12 oz. rigatoni or penne
3 cups pasta sauce
2-3 clove garlic, minced or microplaned
1/2 onion, small dice
8 oz. crimini mushrooms
1 T extra virgin olive oil
1/2 T unsalted butter
3 oz. fresh mozzarella, small dice
6 T mascarpone cheese
1 1/2 oz. parmesan, microplaned
2 T parsley, chopped
salt and pepper, to taste
cooking spray

To make it:

1) Follow the directions on the box to cook the pasta. Just make sure you salt the water to taste like the ocean before you cook the pasta. Make sure you reserve some of the starchy water before you strain it when it’s done!

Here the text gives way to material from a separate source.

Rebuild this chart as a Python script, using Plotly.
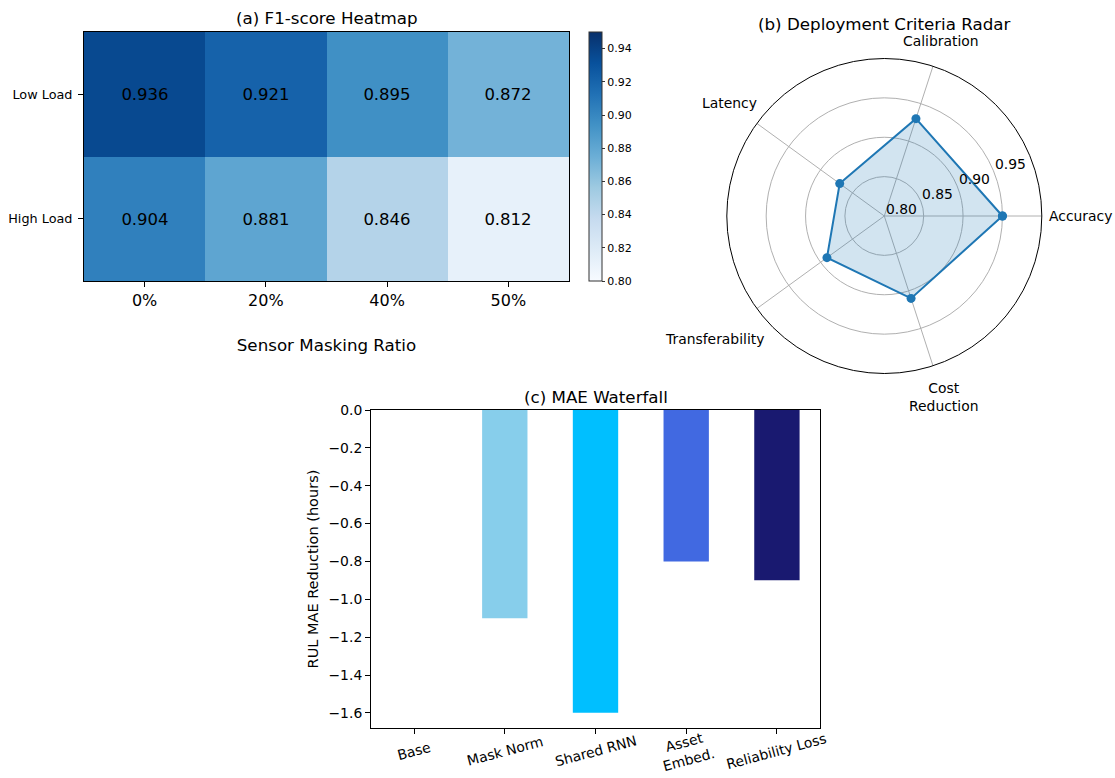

2) Start up the sauce while the water heats up and you boil pasta. Over medium-high heat, cook the mushrooms in two batches, using 1/2 T of olive oil each time. Lightly salt the mushrooms. Next, using a dash of cooking spray, cook the onions and garlic until softened, about 5 minutes. If anything sticks to the pan at any time, simply loosen with a little water. Start with the onions first, then add the garlic, so the latter doesn’t burn. When it’s close to done, throw the mushrooms back in and stir with the butter.

3. Somewhere in here, preheat the oven to 350 degrees.

3. Add the sauce, and salt and pepper to taste.

4. When the pasta is done, reserve some of the water, then drain. Add the pasta back into the sauce, with a couple spoons of the water. Let it simmer for a minute, until everything comes together.

5. If your pan is big enough, you can do this in the pan. If not, grab a large bowl. Mix the cheeses with the pasta and sauce, and drop in half of the parsley.

6. Bake, uncovered, for 20 minutes. Remove from the oven and top with the parmesan. If you’ve used a microplane to create a fluffy mound of fine shreds, you’ll be able to cover the whole dish in a fairly-decent blizzard of salty cheese. Bake for another 5 minutes until the cheese on top browns slightly. Let it cool for 10 minutes and then dig in. The leftovers taste even better.

With the sauce from Sprouts, each serving was 425 calories. Had I left out the olive oil and butter, and cooked the mushrooms with just Pam, the recipe would have run about 390 calories according to CalorieKing. Add a huge handful of mixed greens and a light drizzle of balsamic vinaigrette and you’ve got a solid meal for under 500 calories.

The serving is large enough to satisfy, and the creamy, cheesy sauce and thick, chewy noodles are as sinful as anything you’d get at a restaurant, with at least half the calories to weigh you down.